Une délégation a cependant dit craindre que les enquêtes de cette institution ne soient ni conformes aux normes internationales, ni à la hauteur de l'ampleur des violations identifiées par l'équipe d'enquête conjointe. C’est pourquoi, ont estimé plusieurs orateurs, la création par le Conseil d’une commission internationale d’experts des droits de l’homme sur l’Éthiopie [prévue par le projet de résolution soumis ce jour au Conseil] s’avère nécessaire pour compléter les efforts de l’Éthiopie et pour garantir la mise en place d'un processus de responsabilisation. Ce mécanisme, ont insisté des organisations non gouvernementales (ONG), devrait faire la lumière sur les violations commises par toutes les parties au conflit et formuler des recommandations pour prévenir de nouvelles violations et combattre l’impunité.
D’autres intervenants ont estimé que la nature du conflit en Éthiopie était « ni plus, ni moins que la déstabilisation d'un État souverain et la déconstruction de la démocratie », se sont dits opposés à « tout processus susceptible d'être interprété comme donnant l'onction à la fragmentation des États » et ont demandé aux auteurs du projet de résolution de reconsidérer leur démarche. La recherche de « solutions africaines à des problèmes africains » a été recommandée ; le Conseil a été prié de s’abstenir d’entraver les processus en cours sur place et les initiatives menées au niveau régional en vue de régler le conflit.
Plusieurs délégations ont rejeté ce qu’elles ont qualifié de politisation de la question éthiopienne au sein du Conseil des droits de l'homme. Soulever cette question au Conseil est contre-productif et cela ne contribue pas à résoudre la crise militaire et politique dans le pays, a-t-il été estimé. La mission d’enquête du Conseil (prévue dans le projet de résolution soumis aujourd’hui), si elle était nommée, serait condamnée à l’échec et risquerait, de plus, de saper les efforts des institutions nationales, a-t-il été affirmé.

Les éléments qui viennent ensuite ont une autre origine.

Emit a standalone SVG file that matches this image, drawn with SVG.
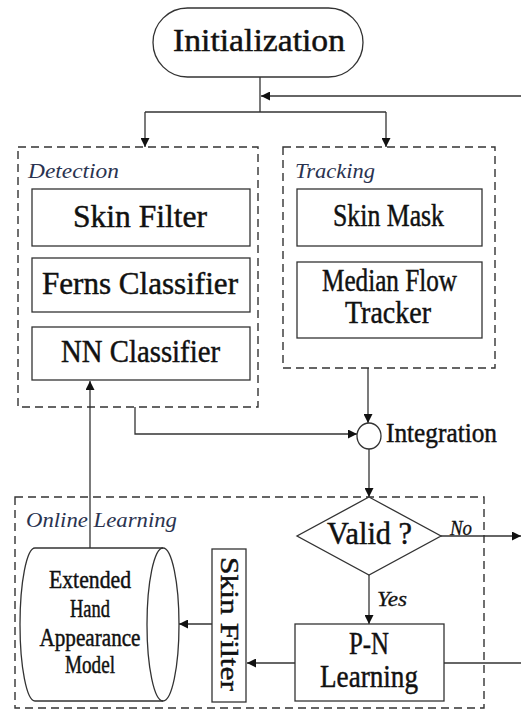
<svg xmlns="http://www.w3.org/2000/svg" width="521" height="711" viewBox="0 0 521 711">
<style>
  .box { fill: #fff; stroke: #333; stroke-width: 1.3; }
  .grp { fill: none; stroke: #333; stroke-width: 1.4; stroke-dasharray: 8 5; }
  .ln { fill: none; stroke: #333; stroke-width: 1.3; }
  .t { font-family: "Liberation Serif", "Times New Roman", serif; fill: #111; stroke: #111; stroke-width: 0.45; }
  .big { font-size: 31px; }
  .mid { font-size: 25px; }
  .lab { font-family: "Liberation Serif", "Times New Roman", serif; font-style: italic; font-size: 21px; fill: #2a3350; }
  .yn { font-family: "Liberation Serif", "Times New Roman", serif; font-style: italic; font-size: 21px; fill: #111; stroke: #111; stroke-width: 0.3; }
</style>
<defs>
  <marker id="arr" viewBox="0 0 10 10" refX="10" refY="5" markerWidth="10" markerHeight="9" orient="auto" markerUnits="userSpaceOnUse">
    <path d="M0,0 L10,5 L0,10 z" fill="#111"/>
  </marker>
</defs>
<rect width="521" height="711" fill="#fff"/>

<g id="connectors">
  <path class="ln" d="M260,77 V112"/>
  <path class="ln" d="M521,96 H261" marker-end="url(#arr)"/>
  <path class="ln" d="M145,112 H386"/>
  <path class="ln" d="M145,112 V147" marker-end="url(#arr)"/>
  <path class="ln" d="M386,112 V147" marker-end="url(#arr)"/>
  <path class="ln" d="M368,368 V423" marker-end="url(#arr)"/>
  <path class="ln" d="M135,407 V434 H357" marker-end="url(#arr)"/>
  <path class="ln" d="M369,449 V497" marker-end="url(#arr)"/>
  <path class="ln" d="M441,536 H521" marker-end="url(#arr)"/>
  <path class="ln" d="M369,575 V624" marker-end="url(#arr)"/>
  <path class="ln" d="M444,663 H521"/>
  <path class="ln" d="M295,663 H247" marker-end="url(#arr)"/>
  <path class="ln" d="M212,624 H179" marker-end="url(#arr)"/>
  <path class="ln" d="M90,548 V381" marker-end="url(#arr)"/>
</g>

<g id="initialization">
  <rect class="box" x="153" y="8" width="210" height="69" rx="34.5"/>
  <text class="t big" x="259" y="51" text-anchor="middle" textLength="172" lengthAdjust="spacingAndGlyphs">Initialization</text>
</g>

<g id="detection">
  <rect class="grp" x="18" y="147" width="240" height="260"/>
  <text class="lab" x="28" y="178" textLength="91" lengthAdjust="spacingAndGlyphs">Detection</text>
</g>
<g id="skin-filter-det">
  <rect class="box" x="32" y="189" width="218" height="57"/>
  <text class="t big" x="140" y="227" text-anchor="middle" textLength="134" lengthAdjust="spacingAndGlyphs">Skin Filter</text>
</g>
<g id="ferns">
  <rect class="box" x="32" y="258" width="218" height="54"/>
  <text class="t big" x="140" y="294" text-anchor="middle" textLength="196" lengthAdjust="spacingAndGlyphs">Ferns Classifier</text>
</g>
<g id="nn">
  <rect class="box" x="32" y="327" width="218" height="53"/>
  <text class="t big" x="140.5" y="362" text-anchor="middle" textLength="159" lengthAdjust="spacingAndGlyphs">NN Classifier</text>
</g>

<g id="tracking">
  <rect class="grp" x="283" y="147" width="212" height="221"/>
  <text class="lab" x="295" y="178" textLength="80" lengthAdjust="spacingAndGlyphs">Tracking</text>
</g>
<g id="skin-mask">
  <rect class="box" x="297" y="189" width="185" height="57"/>
  <text class="t big" x="388.5" y="226" text-anchor="middle" textLength="111" lengthAdjust="spacingAndGlyphs">Skin Mask</text>
</g>
<g id="median-flow">
  <rect class="box" x="297" y="262" width="185" height="76"/>
  <text class="t big" x="389.5" y="291" text-anchor="middle" textLength="135" lengthAdjust="spacingAndGlyphs">Median Flow</text>
  <text class="t big" x="388" y="323" text-anchor="middle" textLength="86" lengthAdjust="spacingAndGlyphs">Tracker</text>
</g>

<g id="integration">
  <ellipse class="box" cx="369" cy="436" rx="12" ry="13"/>
  <text class="t" font-size="27" x="386" y="442" textLength="111" lengthAdjust="spacingAndGlyphs">Integration</text>
</g>

<g id="online-learning">
  <rect class="grp" x="15" y="497" width="469" height="211"/>
  <text class="lab" x="26" y="527" textLength="151" lengthAdjust="spacingAndGlyphs">Online Learning</text>
</g>

<g id="valid">
  <polygon class="box" points="369,497 441,536 369,575 297,536"/>
  <text class="t big" x="369.5" y="544" text-anchor="middle" textLength="85" lengthAdjust="spacingAndGlyphs">Valid ?</text>
  <text class="yn" x="450" y="535" textLength="22" lengthAdjust="spacingAndGlyphs">No</text>
  <text class="yn" x="377" y="606" textLength="30" lengthAdjust="spacingAndGlyphs">Yes</text>
</g>

<g id="pn-learning">
  <rect class="box" x="295" y="624" width="149" height="77"/>
  <text class="t big" x="369" y="654" text-anchor="middle" textLength="40" lengthAdjust="spacingAndGlyphs">P-N</text>
  <text class="t big" x="369" y="687" text-anchor="middle" textLength="98" lengthAdjust="spacingAndGlyphs">Learning</text>
</g>

<g id="skin-filter-ol">
  <rect class="box" x="212" y="549" width="34" height="153"/>
  <text class="t" font-size="26" transform="translate(229,624) rotate(90)" x="0" y="8" text-anchor="middle" textLength="134" lengthAdjust="spacingAndGlyphs">Skin Filter</text>
</g>

<g id="hand-model">
  <path class="box" d="M35,548 H163 A16,76.5 0 0 1 163,701 H35 A15,76.5 0 0 1 35,548 Z"/>
  <path class="ln" d="M163,548 A16,76.5 0 0 0 163,701"/>
  <text class="t mid" x="90" y="588" text-anchor="middle" textLength="82" lengthAdjust="spacingAndGlyphs">Extended</text>
  <text class="t mid" x="90" y="617" text-anchor="middle" textLength="40" lengthAdjust="spacingAndGlyphs">Hand</text>
  <text class="t mid" x="90" y="646" text-anchor="middle" textLength="101" lengthAdjust="spacingAndGlyphs">Appearance</text>
  <text class="t mid" x="90" y="673" text-anchor="middle" textLength="50" lengthAdjust="spacingAndGlyphs">Model</text>
</g>
</svg>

Des pays ont dit soutenir les efforts de médiation menés par le Haut Représentant du Président de la Commission de l'Union africaine pour la Corne de l’Afrique, M. Olesegun Obasanjo. Il a été recommandé que ces efforts soient suivis d’un dialogue national inclusif, dirigé par l'Éthiopie et s’inscrivant dans le cadre de la Constitution éthiopienne.

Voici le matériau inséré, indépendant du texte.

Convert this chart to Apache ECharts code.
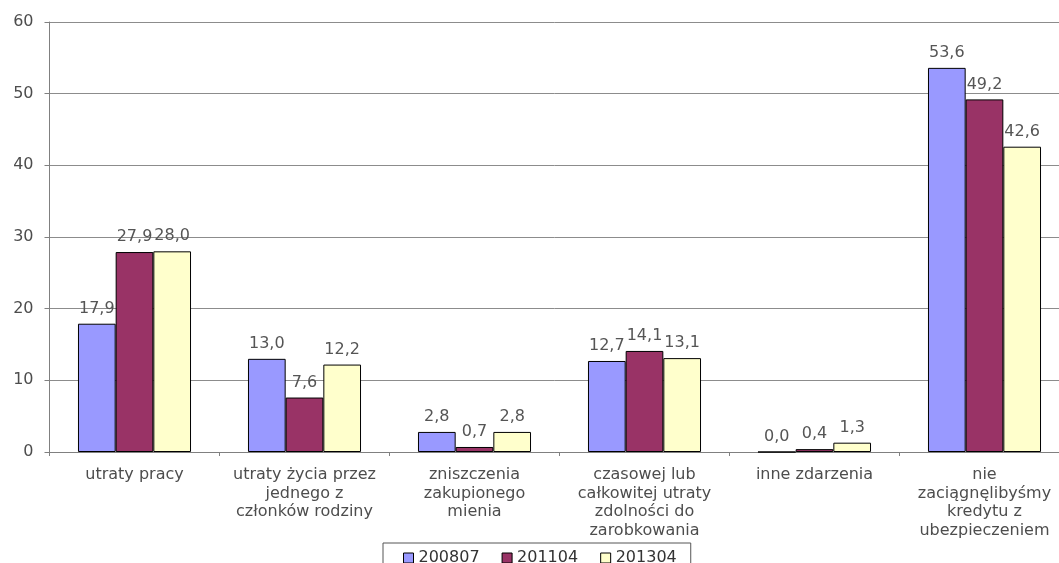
<!DOCTYPE html>
<html>
<head>
<meta charset="utf-8">
<script src="https://cdn.jsdelivr.net/npm/echarts@6/dist/echarts.min.js"></script>
<style>
  html, body { margin: 0; padding: 0; background: #fff; }
  #chart { width: 1059px; height: 563px; }
</style>
</head>
<body>
<div id="chart"></div>
<script>
// Categories (reasons) and survey waves
const categories = [
  'utraty pracy',
  'utraty życia przez\njednego z\nczłonków rodziny',
  'zniszczenia\nzakupionego\nmienia',
  'czasowej lub\ncałkowitej utraty\nzdolności do\nzarobkowania',
  'inne zdarzenia',
  'nie\nzaciągnęlibyśmy\nkredytu z\nubezpieczeniem'
];
const seriesNames = ['200807', '201104', '201304'];
const values200807 = [17.9, 13.0, 2.8, 12.7, 0.0, 53.6];
const values201104 = [27.9, 7.6, 0.7, 14.1, 0.4, 49.2];
const values201304 = [28.0, 12.2, 2.8, 13.1, 1.3, 42.6];
const yTicks = { min: 0, max: 60, interval: 10 };

const colors = ['#9999FF', '#993366', '#FFFFCC'];
const font = 'DejaVu Sans, Verdana, sans-serif';

const chart = echarts.init(document.getElementById('chart'));

function barSeries(name, data, color) {
  return {
    name: name,
    type: 'bar',
    data: data,
    barGap: '0%',
    barCategoryGap: '33.5%',
    itemStyle: { color: color, borderColor: '#000', borderWidth: 1 },
    label: {
      show: true,
      position: 'top',
      distance: 7,
      color: '#555',
      fontFamily: font,
      fontSize: 16,
      formatter: p => p.value.toFixed(1).replace('.', ',')
    }
  };
}

chart.setOption({
  animation: false,
  // plot area runs slightly past the right edge of the page
  grid: {
    left: 49.5, width: 1020, top: 22, height: 430,
    containLabel: false, outerBoundsMode: 'none'
  },
  xAxis: {
    type: 'category',
    data: categories,
    axisLine: { lineStyle: { color: '#808080', width: 1 } },
    axisTick: { show: true, length: 4, lineStyle: { color: '#808080' } },
    axisLabel: {
      interval: 0,
      color: '#4d4d4d',
      fontFamily: font,
      fontSize: 16,
      lineHeight: 18.5,
      margin: 14,
      align: 'center'
    }
  },
  yAxis: {
    type: 'value',
    min: yTicks.min,
    max: yTicks.max,
    interval: yTicks.interval,
    axisLine: { show: true, lineStyle: { color: '#808080', width: 1 } },
    axisTick: { show: true, length: 5, lineStyle: { color: '#808080' } },
    splitLine: { lineStyle: { color: '#8c8c8c', width: 1 } },
    axisLabel: { color: '#4d4d4d', fontFamily: font, fontSize: 16, margin: 16 }
  },
  legend: {
    data: seriesNames,
    left: 383,
    top: 543,
    backgroundColor: '#fff',
    borderColor: '#555',
    borderWidth: 1,
    padding: [7, 14, 10, 20],
    itemWidth: 10,
    itemHeight: 10,
    itemGap: 22,
    icon: 'rect',
    textStyle: { color: '#333', fontFamily: font, fontSize: 16 },
    itemStyle: { borderColor: '#000', borderWidth: 1 }
  },
  series: [
    barSeries(seriesNames[0], values200807, colors[0]),
    barSeries(seriesNames[1], values201104, colors[1]),
    barSeries(seriesNames[2], values201304, colors[2])
  ]
});
</script>
</body>
</html>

Toutes les parties ont enfin été appelées à mettre fin aux hostilités, à entamer des négociations sans conditions préalables, à s'abstenir de toute rhétorique incendiaire et à cesser les attaques contre les civils.
*Liste des intervenants : Danemark (au nom d’un groupe de pays), Slovénie (au nom de l’Union européenne) ; Belgique (au nom d’un groupe de pays), Cameroun (au nom de l’Union africaine), Allemagne, Fédération de Russie, Indonésie, Inde, Argentine, Mexique, Royaume-Uni, République tchèque, République de Corée, Venezuela, Brésil, Chine, Ukraine, Uruguay, Somalie, Philippines, Namibie, Japon, France, Autriche, Cuba, Pakistan, Érythrée, Bolivie, Paraguay, Costa Rica, Nigéria, Nouvelle-Zélande, Timor-Leste, Australie, Suède, Suisse, Liechtenstein, Irlande, Iran, Sri Lanka, Albanie, États-Unis, Croatie, Afrique du Sud et Saint-Siège.

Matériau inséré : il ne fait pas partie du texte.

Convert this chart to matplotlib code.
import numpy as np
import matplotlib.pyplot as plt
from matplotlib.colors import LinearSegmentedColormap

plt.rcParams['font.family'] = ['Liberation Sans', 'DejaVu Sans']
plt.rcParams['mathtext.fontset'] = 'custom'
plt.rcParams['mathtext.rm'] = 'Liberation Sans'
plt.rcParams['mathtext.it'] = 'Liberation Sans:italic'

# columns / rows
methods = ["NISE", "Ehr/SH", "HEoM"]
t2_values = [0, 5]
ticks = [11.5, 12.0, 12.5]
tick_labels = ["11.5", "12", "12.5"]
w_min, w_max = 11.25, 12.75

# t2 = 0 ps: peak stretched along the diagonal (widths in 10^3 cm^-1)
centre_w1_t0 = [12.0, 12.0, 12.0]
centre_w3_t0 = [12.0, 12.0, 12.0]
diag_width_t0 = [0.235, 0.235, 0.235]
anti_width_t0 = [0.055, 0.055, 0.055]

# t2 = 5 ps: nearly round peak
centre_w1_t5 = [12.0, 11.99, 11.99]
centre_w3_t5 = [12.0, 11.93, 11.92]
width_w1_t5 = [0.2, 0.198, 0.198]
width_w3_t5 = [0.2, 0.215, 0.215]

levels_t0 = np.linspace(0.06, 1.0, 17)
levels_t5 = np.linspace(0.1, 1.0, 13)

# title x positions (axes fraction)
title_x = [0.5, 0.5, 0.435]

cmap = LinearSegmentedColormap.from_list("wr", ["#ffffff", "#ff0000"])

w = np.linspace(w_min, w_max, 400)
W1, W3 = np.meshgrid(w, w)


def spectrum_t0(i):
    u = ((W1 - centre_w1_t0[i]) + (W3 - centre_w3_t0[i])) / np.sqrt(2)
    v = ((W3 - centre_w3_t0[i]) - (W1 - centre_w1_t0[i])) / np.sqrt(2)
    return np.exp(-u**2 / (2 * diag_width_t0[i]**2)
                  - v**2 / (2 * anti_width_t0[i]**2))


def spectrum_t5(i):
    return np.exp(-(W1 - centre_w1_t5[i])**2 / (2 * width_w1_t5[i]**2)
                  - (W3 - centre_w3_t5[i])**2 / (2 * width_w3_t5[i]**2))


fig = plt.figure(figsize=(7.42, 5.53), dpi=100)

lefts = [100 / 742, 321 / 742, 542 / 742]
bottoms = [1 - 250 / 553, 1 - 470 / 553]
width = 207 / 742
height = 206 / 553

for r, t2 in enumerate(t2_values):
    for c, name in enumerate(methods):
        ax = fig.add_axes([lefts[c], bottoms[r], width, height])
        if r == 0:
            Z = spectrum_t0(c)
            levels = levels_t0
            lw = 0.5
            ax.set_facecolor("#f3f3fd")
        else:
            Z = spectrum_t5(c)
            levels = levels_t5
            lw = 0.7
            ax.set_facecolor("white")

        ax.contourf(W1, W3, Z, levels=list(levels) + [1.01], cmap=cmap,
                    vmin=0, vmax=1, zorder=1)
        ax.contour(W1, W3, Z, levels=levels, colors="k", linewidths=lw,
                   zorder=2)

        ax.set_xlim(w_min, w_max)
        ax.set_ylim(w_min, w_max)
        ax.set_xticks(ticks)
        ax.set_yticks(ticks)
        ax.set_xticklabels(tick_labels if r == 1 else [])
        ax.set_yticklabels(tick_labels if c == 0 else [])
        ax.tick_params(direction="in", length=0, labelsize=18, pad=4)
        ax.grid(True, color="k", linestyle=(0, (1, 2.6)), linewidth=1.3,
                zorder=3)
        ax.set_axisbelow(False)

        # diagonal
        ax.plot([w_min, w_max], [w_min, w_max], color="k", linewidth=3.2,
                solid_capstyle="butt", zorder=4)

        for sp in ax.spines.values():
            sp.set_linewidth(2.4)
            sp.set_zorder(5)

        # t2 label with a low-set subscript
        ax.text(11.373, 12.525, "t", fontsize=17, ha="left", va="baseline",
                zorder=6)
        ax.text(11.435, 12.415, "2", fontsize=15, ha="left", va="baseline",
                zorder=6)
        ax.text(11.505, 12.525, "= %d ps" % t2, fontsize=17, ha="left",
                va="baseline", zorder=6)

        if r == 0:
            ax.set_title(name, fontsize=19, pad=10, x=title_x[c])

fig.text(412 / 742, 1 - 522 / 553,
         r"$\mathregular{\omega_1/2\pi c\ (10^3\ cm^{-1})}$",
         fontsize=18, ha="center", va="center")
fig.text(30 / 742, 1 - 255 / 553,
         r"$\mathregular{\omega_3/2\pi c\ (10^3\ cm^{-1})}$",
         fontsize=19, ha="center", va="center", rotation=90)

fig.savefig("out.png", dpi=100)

Plusieurs organisations non gouvernementales ont également participé au débat : East and Horn of Africa Human Rights Defenders Project, Human Rights Watch, Elizka Relief Foundation, Amnesty International, Partners For Transparency, Maat for Peace, Development and Human Rights Association, World Evangelical Alliance, Rencontre africaine pour la défense des droits de l'homme, International Bar Association, Christian Solidarity Worldwide, International Human Rights Council, CIVICUS: Alliance mondiale pour la participation des citoyens et International Organization for the Elimination of All Forms of Racial Discrimination.